Rock Creek Park is a gem. It really is just a shining gem in DC. When people not from here think of outdoor space in DC, most think of the National Mall. The Mall is acres and acres of tourists, patchy grass, too few trees, lots of war monuments.
If you want nature and not monuments, go to Rock Creek Park. The easiest trail for me to get to is the one that starts in the Woodley Park area. If you’re familiar with DC, maybe you know the cafe Open City? There is an entrance to Rock Creek Parkway right in front of that, on the corner of Calvert and 24th Streets.
When you’re standing on that corner, you’ll see the entrance to Rock Creek Parkway. The paved trail is to the right of the road.
Head down it on the paved foot/bike trail, and at the bottom of this open area (about a quarter of a mile at most), right before you get to the wooden bridge, you’ll see a little dirt side trail to the right of it. Take that side trail, that’s where there are no bikers and you can take your dog off the leash – and for a swim!
This is where the trail splits.
This dirt trail winds over a small bridge and under a huge one. The dogs can swim under the small one.
There is a small pool under the little wooden bridge.
A little further, and the trail veers right, but you can dip down to the creek on your left to a little doggy beach. Bring a tennis ball or just use the broken off sticks lying around to play fetch with the beasts. Most times there are other dogs playing there, too.
This area is right behind Montrose Park in Georgetown, which you can climb up a hill or a paved road to get to. Continue a bit further and you get to Dumbarton Oaks Park. This park has a unique history, it was once part of a huge estate in the middle of the city and was designed by renowned landscape architect Beatrix Farrand. From the Park’s website:
“In 1920 a career U.S. diplomat and his wife, Ambassador Robert and Mildred Woods Bliss, returning to Washington from twenty years abroad, purchased an early 19th century mansion surrounded by six acres of disheveled gardens and “gentleman’s farmland” on the northern edge Georgetown. With a goal of creating, in Robert Bliss’ words, “a country estate in the city,” over the next twenty years they vastly expanded that acreage and, under the guidance of landscape architect Beatrix Farrand, created one of the greatest garden ensembles in American landscape history. Farrand’s 1921 design envisaged a carefully phased transition from formal gardens near the mansion to informal gardens further away, ending in a designed pastoral/woodland landscape in the valley below the mansion, centered on a stream with numerous constructed waterfalls and ponds.
In a remarkable act of generosity, in 1940 the Blisses — still healthy and only in their 60s — donated their estate.

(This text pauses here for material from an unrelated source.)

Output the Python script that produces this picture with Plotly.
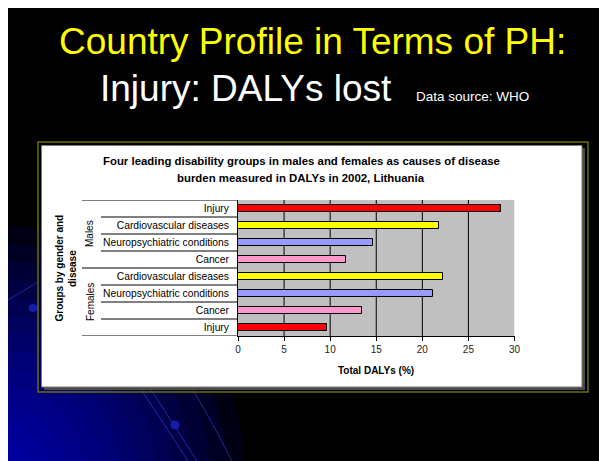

The mansion, out-buildings, and formal gardens nearby went to Harvard University (Mr. Bliss’s alma mater) for use as one of the world’s leading research institutes in three fields in the humanities. The majority of the estate, comprising the carefully contrived pastoral/woodland, 27 acres which are now Dumbarton Oaks Park, was donated by the Blisses to the American people, as represented by the National Park Service, which since has administered the Park as a unit of Rock Creek Park in Washington, D.C.”
The entrance is pretty hard to miss.
Loop around Dumbarton Oaks with its neat little built-in benches and fire pits and glorious meadow for lounging and reading in, and then head back the way you came.
The meadow is a heavenly place to read during the spring, after being cooped up all winter.
You’ll be totally charmed by all the built-ins.
You’ll come back out of Dumbarton Oaks, then backtrack the main trail. Be warned, this is a dirt trail and can be muddy after it rains.
Don’t wear your brand new running shoes.
The whole trail is probably a mile and a half, so about three miles round trip. It’s almost totally flat, super lush, and just an easy, pretty walk. Do yourself a favor and give it a try, and if you have friends or family in town that get tired of endless sightseeing and pavement pounding, bring them for a little relief.
I made you a little map.
One last suggestion for when you’re done with the trail. Once you’re back on Calvert up by Open City, head east toward Connecticut Avenue (it’s only a block). Turn left on Connecticut and go half a block till you see the restaurant Medaterra on your left. This place has year-round CHEAP martinis and margaritas. If you need some carbo loading, order the Koshari, a delicious lentils, tomatoes, and rice dish (it tastes sooooo much better than it sounds, trust me). Enjoy!